* INPUT RECORDS:
=======

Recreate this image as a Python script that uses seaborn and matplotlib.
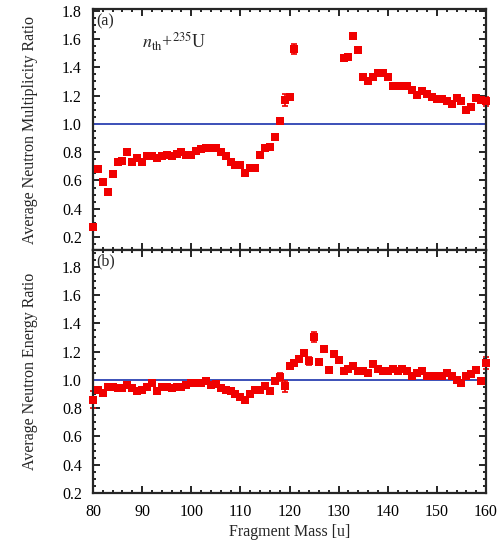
import numpy as np
import pandas as pd
import matplotlib
matplotlib.use('Agg')
import matplotlib.pyplot as plt
import seaborn as sns
from matplotlib.ticker import MultipleLocator

# ==========================================
# DATA
# ==========================================
# (a) multiplicity ratio, masses 80-121 and 131-160
mass_a_low = list(range(80, 122))
ratio_a_low = [0.27, 0.68, 0.59, 0.52, 0.645, 0.73, 0.74, 0.80, 0.73, 0.76,
               0.73, 0.77, 0.77, 0.76, 0.77, 0.78, 0.77, 0.79, 0.80, 0.78,
               0.78, 0.81, 0.82, 0.83, 0.83, 0.83, 0.80, 0.77, 0.73, 0.71,
               0.71, 0.65, 0.69, 0.69, 0.78, 0.83, 0.84, 0.91, 1.02, 1.17,
               1.19, 1.53]
mass_a_high = list(range(131, 161))
ratio_a_high = [1.465, 1.47, 1.62, 1.52, 1.335, 1.30, 1.335, 1.36, 1.36, 1.335,
                1.27, 1.27, 1.27, 1.27, 1.24, 1.205, 1.23, 1.21, 1.19, 1.175,
                1.175, 1.16, 1.14, 1.18, 1.16, 1.10, 1.12, 1.18, 1.17, 1.16]
# larger error bars where visible, otherwise hidden under the marker
err_a = {119: 0.04, 121: 0.035, 160: 0.03}

# (b) energy ratio, masses 80-160
mass_b = list(range(80, 161))
ratio_b = [0.86, 0.93, 0.905, 0.95, 0.95, 0.94, 0.94, 0.965, 0.94, 0.92,
           0.93, 0.95, 0.975, 0.92, 0.95, 0.95, 0.94, 0.95, 0.95, 0.965,
           0.975, 0.975, 0.975, 0.99, 0.965, 0.97, 0.94, 0.93, 0.92, 0.90,
           0.88, 0.86, 0.90, 0.93, 0.93, 0.96, 0.92, 0.99, 1.02, 0.955,
           1.10, 1.12, 1.145, 1.19, 1.135, 1.305, 1.13, 1.22, 1.07, 1.18,
           1.14, 1.065, 1.08, 1.095, 1.065, 1.065, 1.05, 1.115, 1.08, 1.065,
           1.065, 1.08, 1.065, 1.08, 1.065, 1.03, 1.05, 1.065, 1.025, 1.025,
           1.03, 1.03, 1.05, 1.03, 1.00, 0.975, 1.03, 1.04, 1.07, 0.99,
           1.12]
err_b = {80: 0.06, 118: 0.03, 119: 0.04, 124: 0.03, 125: 0.035, 160: 0.04}

df_a = pd.DataFrame({"Mass": mass_a_low + mass_a_high,
                     "Ratio": ratio_a_low + ratio_a_high})
df_a["Err"] = [err_a.get(m, 0.01) for m in df_a["Mass"]]
df_b = pd.DataFrame({"Mass": mass_b, "Ratio": ratio_b})
df_b["Err"] = [err_b.get(m, 0.01) for m in df_b["Mass"]]

# ==========================================
# STYLE
# ==========================================
sns.set_theme(style="ticks")
plt.rcParams['font.family'] = ['Liberation Serif', 'DejaVu Serif']
plt.rcParams['mathtext.fontset'] = 'stix'
plt.rcParams['axes.linewidth'] = 1.6
plt.rcParams['xtick.direction'] = 'in'
plt.rcParams['ytick.direction'] = 'in'

RED = "#f00000"
BLUE = "#3b4fb8"

fig = plt.figure(figsize=(5, 5.49), dpi=100)
ax_a = fig.add_axes([0.186, 0.545, 0.786, 0.438])
ax_b = fig.add_axes([0.186, 0.102, 0.786, 0.443])


def draw_panel(ax, df, ylim, ylabel, tag):
    ax.axhline(1.0, color=BLUE, lw=1.4, zorder=1)
    ax.errorbar(df["Mass"], df["Ratio"], yerr=df["Err"], fmt='none',
                ecolor=RED, elinewidth=1.2, capsize=2.5, capthick=1.2,
                zorder=2, clip_on=False)
    sns.scatterplot(data=df, x="Mass", y="Ratio", ax=ax, marker='s', s=38,
                    color=RED, edgecolor=RED, linewidth=0, zorder=3,
                    clip_on=False)
    ax.set_xlim(80, 160)
    ax.set_ylim(*ylim)
    ax.xaxis.set_major_locator(MultipleLocator(10))
    ax.xaxis.set_minor_locator(MultipleLocator(2))
    ax.yaxis.set_major_locator(MultipleLocator(0.2))
    ax.yaxis.set_minor_locator(MultipleLocator(0.05))
    ax.tick_params(which='both', top=True, right=True, width=1.2,
                   labelsize=11.5, colors='black')
    ax.tick_params(which='major', length=5, pad=8)
    ax.tick_params(which='minor', length=2.5)
    ax.yaxis.set_major_formatter(plt.FuncFormatter(lambda v, p: f"{v:.1f}"))
    ax.set_ylabel(ylabel, fontsize=11.5)
    ax.yaxis.set_label_coords(-0.14, 0.5)
    ax.text(0.008, 0.985, tag, transform=ax.transAxes, fontsize=11.5,
            ha='left', va='top')


draw_panel(ax_a, df_a, (0.11, 1.81), "Average Neutron Multiplicity Ratio", "(a)")
draw_panel(ax_b, df_b, (0.2, 1.92), "Average Neutron Energy Ratio", "(b)")

ax_a.tick_params(labelbottom=False)
ax_a.set_xlabel("")
ax_b.set_xlabel("Fragment Mass [u]", fontsize=11.5, labelpad=3)

ax_a.text(0.125, 0.865, r"$n_{\mathrm{th}}$+$^{235}$U", transform=ax_a.transAxes,
          fontsize=13, ha='left', va='center')

fig.savefig("out.png", dpi=100)
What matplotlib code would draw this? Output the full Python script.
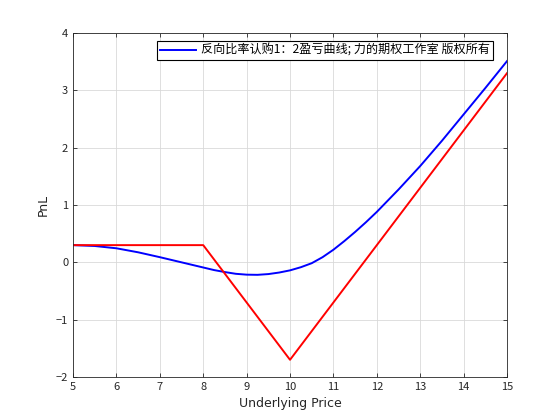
import matplotlib
matplotlib.use('Agg')
import matplotlib.pyplot as plt

plt.rcParams['font.family'] = ['Noto Sans CJK SC', 'DejaVu Sans']

# underlying price grid
price = [5, 5.5, 6, 6.5, 7, 7.5, 8, 8.25, 8.5, 8.75, 9, 9.25, 9.5, 9.75, 10, 10.25, 10.5,
         10.75, 11, 11.25, 11.5, 11.75, 12, 12.5, 13, 13.5, 14, 14.5, 15]
# value before expiry (blue)
pnl_now = [0.30, 0.285, 0.245, 0.175, 0.09, 0.00, -0.09, -0.135, -0.17, -0.20, -0.215, -0.218,
           -0.205, -0.178, -0.14, -0.085, -0.015, 0.09, 0.22, 0.37, 0.53, 0.70, 0.88, 1.27,
           1.68, 2.12, 2.58, 3.04, 3.51]
# expiry payoff (red), at its kinks
expiry_x = [5, 8, 10, 15]
expiry_y = [0.3, 0.3, -1.7, 3.3]

legend_label = '反向比率认购1：2盈亏曲线; 力的期权工作室 版权所有'

axcol = (0.15, 0.15, 0.15)

fig = plt.figure(figsize=(5.6, 4.2), dpi=100)
ax = fig.add_axes([0.1304, 0.1024, 0.775, 0.819])

ax.plot(price, pnl_now, color='blue', lw=1.4, label=legend_label)
ax.plot(expiry_x, expiry_y, color='red', lw=1.4)

ax.set_xlim(5, 15)
ax.set_ylim(-2, 4)
ax.set_xticks(range(5, 16))
ax.set_yticks(range(-2, 5))
ax.grid(True, color=(0.85, 0.85, 0.85), lw=0.6)
ax.set_axisbelow(True)
ax.tick_params(direction='in', top=True, right=True, labelsize=8, colors=axcol, length=3, width=0.6)
for s in ax.spines.values():
  s.set_color(axcol)
  s.set_linewidth(0.6)

ax.set_xlabel('Underlying Price', fontsize=9, color=axcol, family='DejaVu Sans')
ax.set_ylabel('PnL', fontsize=9, color=axcol, family='DejaVu Sans')

leg = ax.legend(loc='upper right', bbox_to_anchor=(0.968, 0.977), fontsize=8.7,
                fancybox=False, framealpha=1, edgecolor='black', handlelength=3.0,
                borderpad=0.25, borderaxespad=0, handletextpad=0.4)
leg.get_frame().set_linewidth(0.8)

fig.savefig('out.png', dpi=100, facecolor='white')
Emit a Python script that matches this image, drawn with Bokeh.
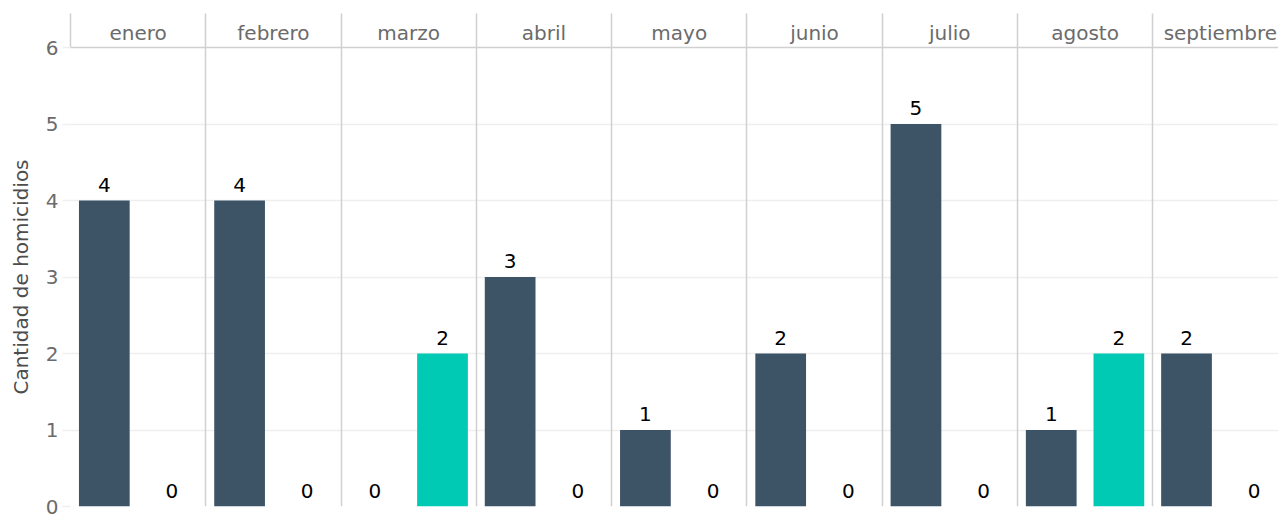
from bokeh.plotting import figure
from bokeh.models import ColumnDataSource, LinearAxis, FixedTicker, Range1d, Grid
from bokeh.core.properties import value
from bokeh.embed import file_html
from bokeh.resources import INLINE

meses = ["enero", "febrero", "marzo", "abril", "mayo", "junio", "julio", "agosto", "septiembre"]
serie_a = [4, 4, 0, 3, 1, 2, 5, 1, 2]
serie_b = [0, 0, 2, 0, 0, 0, 0, 2, 0]
colores = ["#3D5467", "#00C9B4"]
y_ticks = [0, 1, 2, 3, 4, 5, 6]

FONT = "DejaVu Sans"
FS = "20px"

xs, ys, cols, labels = [], [], [], []
for i, (a, b) in enumerate(zip(serie_a, serie_b)):
    for j, v in enumerate((a, b)):
        xs.append(i + 0.25 + 0.5 * j)
        ys.append(v)
        cols.append(colores[j])
        labels.append(str(v))
src = ColumnDataSource(dict(x=xs, y=ys, c=cols, t=labels))

p = figure(width=1278, height=518, output_backend="svg", toolbar_location=None,
           x_range=Range1d(0, 8.93), y_range=Range1d(0, 6),
           x_axis_location=None, min_border_left=70, min_border_right=0,
           min_border_top=47, min_border_bottom=12)
p.outline_line_color = None
p.background_fill_color = "white"
p.border_fill_color = "white"

p.xgrid.visible = False
p.ygrid.ticker = FixedTicker(ticks=y_ticks)
p.ygrid.grid_line_color = "#efefef"
p.ygrid.grid_line_width = 1.5

# panel separators
sep = Grid(dimension=0, ticker=FixedTicker(ticks=list(range(len(meses) + 1))),
           grid_line_color="#d0d0d0", grid_line_width=1.5)
p.add_layout(sep)

p.vbar(x="x", top="y", width=0.375, fill_color="c", line_color=None, source=src)
p.text(x="x", y="y", text="t", source=src, text_align="center", text_baseline="bottom",
       y_offset=-9, text_font_size=FS, text_color="black", text_font=value(FONT))

# y axis
ya = p.yaxis[0]
ya.ticker = FixedTicker(ticks=y_ticks)
ya.axis_line_color = None
ya.major_tick_out = 8
ya.major_tick_in = 0
ya.major_tick_line_color = "#efefef"
ya.major_tick_line_width = 1.5
ya.minor_tick_line_color = None
ya.major_label_text_font = FONT
ya.major_label_text_font_size = FS
ya.major_label_text_color = "#6b6b6b"
ya.major_label_standoff = 4
ya.axis_label = "Cantidad de homicidios"
ya.axis_label_text_font = FONT
ya.axis_label_text_font_size = FS
ya.axis_label_text_font_style = "normal"
ya.axis_label_text_color = "#4d4d4d"
ya.axis_label_standoff = 10

# facet strip as top axis
centers = [i + 0.5 for i in range(len(meses))]
top = LinearAxis(ticker=FixedTicker(ticks=centers, minor_ticks=list(range(len(meses) + 1))),
                 major_label_overrides={c: m for c, m in zip(centers, meses)})
top.axis_line_color = "#d0d0d0"
top.axis_line_width = 1.5
top.major_tick_line_color = None
top.minor_tick_out = 34
top.minor_tick_in = 0
top.minor_tick_line_color = "#d0d0d0"
top.minor_tick_line_width = 1.5
top.major_label_text_font = FONT
top.major_label_text_font_size = FS
top.major_label_text_color = "#6b6b6b"
top.major_label_standoff = -31
p.add_layout(top, "above")

open("out.html", "w").write(file_html(p, INLINE))
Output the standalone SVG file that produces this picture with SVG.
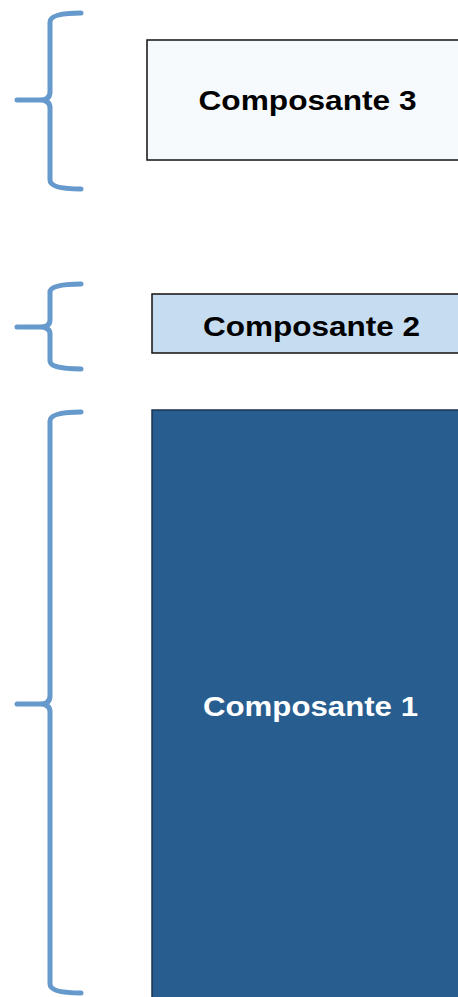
<svg xmlns="http://www.w3.org/2000/svg" width="458" height="997" viewBox="0 0 458 997">
<style>
.brace{fill:none;stroke:#6699cc;stroke-width:5;stroke-linecap:round;stroke-linejoin:round}
.lbl{font-family:"Liberation Sans",Arial,sans-serif;font-weight:bold;font-size:28.5px}
</style>
<rect width="458" height="997" fill="#ffffff"/>
<g id="connectors">
<path class="brace" d="M81,13 Q50,13 50,22 L50,92 Q50,100 40,100 L17,100 M40,100 Q50,100 50,108 L50,180 Q50,189 81,189"/>
<path class="brace" d="M81,284 Q50,284 50,292 L50,320 Q50,327 40,327 L17,327 M40,327 Q50,327 50,334 L50,361 Q50,369 81,369"/>
<path class="brace" d="M81,412 Q50,412 50,421 L50,696 Q50,704 40,704 L17,704 M40,704 Q50,704 50,712 L50,984 Q50,993 81,993"/>
</g>
<g id="node3">
<rect x="147" y="40" width="320" height="120" fill="#f7fafc" stroke="#111" stroke-width="1.5"/>
<text class="lbl" x="198.5" y="110" textLength="218" lengthAdjust="spacingAndGlyphs" fill="#000">Composante 3</text>
</g>
<g id="node2">
<rect x="152" y="294" width="320" height="59" fill="#c6dcf0" stroke="#111" stroke-width="1.5"/>
<text class="lbl" x="203" y="335.5" textLength="217" lengthAdjust="spacingAndGlyphs" fill="#000">Composante 2</text>
</g>
<g id="node1">
<rect x="152" y="410" width="320" height="600" fill="#275d8f" stroke="#1e3550" stroke-width="1.5"/>
<text class="lbl" x="203" y="716" textLength="215" lengthAdjust="spacingAndGlyphs" fill="#ffffff">Composante 1</text>
</g>
</svg>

=======

* SHORT PROBLEM: Restate word for word the part that opens with the line containing "What matplotlib code" and closes with the line containing "fig.savefig('out.png', dpi=100, facecolor='white')", both ends included, and nothing else. Omit any images.

* SOLUTION TO THIS TASK:
What matplotlib code would draw this? Output the full Python script.
import matplotlib
matplotlib.use('Agg')
import matplotlib.pyplot as plt

plt.rcParams['font.family'] = ['Noto Sans CJK SC', 'DejaVu Sans']

# underlying price grid
price = [5, 5.5, 6, 6.5, 7, 7.5, 8, 8.25, 8.5, 8.75, 9, 9.25, 9.5, 9.75, 10, 10.25, 10.5,
         10.75, 11, 11.25, 11.5, 11.75, 12, 12.5, 13, 13.5, 14, 14.5, 15]
# value before expiry (blue)
pnl_now = [0.30, 0.285, 0.245, 0.175, 0.09, 0.00, -0.09, -0.135, -0.17, -0.20, -0.215, -0.218,
           -0.205, -0.178, -0.14, -0.085, -0.015, 0.09, 0.22, 0.37, 0.53, 0.70, 0.88, 1.27,
           1.68, 2.12, 2.58, 3.04, 3.51]
# expiry payoff (red), at its kinks
expiry_x = [5, 8, 10, 15]
expiry_y = [0.3, 0.3, -1.7, 3.3]

legend_label = '反向比率认购1：2盈亏曲线; 力的期权工作室 版权所有'

axcol = (0.15, 0.15, 0.15)

fig = plt.figure(figsize=(5.6, 4.2), dpi=100)
ax = fig.add_axes([0.1304, 0.1024, 0.775, 0.819])

ax.plot(price, pnl_now, color='blue', lw=1.4, label=legend_label)
ax.plot(expiry_x, expiry_y, color='red', lw=1.4)

ax.set_xlim(5, 15)
ax.set_ylim(-2, 4)
ax.set_xticks(range(5, 16))
ax.set_yticks(range(-2, 5))
ax.grid(True, color=(0.85, 0.85, 0.85), lw=0.6)
ax.set_axisbelow(True)
ax.tick_params(direction='in', top=True, right=True, labelsize=8, colors=axcol, length=3, width=0.6)
for s in ax.spines.values():
  s.set_color(axcol)
  s.set_linewidth(0.6)

ax.set_xlabel('Underlying Price', fontsize=9, color=axcol, family='DejaVu Sans')
ax.set_ylabel('PnL', fontsize=9, color=axcol, family='DejaVu Sans')

leg = ax.legend(loc='upper right', bbox_to_anchor=(0.968, 0.977), fontsize=8.7,
                fancybox=False, framealpha=1, edgecolor='black', handlelength=3.0,
                borderpad=0.25, borderaxespad=0, handletextpad=0.4)
leg.get_frame().set_linewidth(0.8)

fig.savefig('out.png', dpi=100, facecolor='white')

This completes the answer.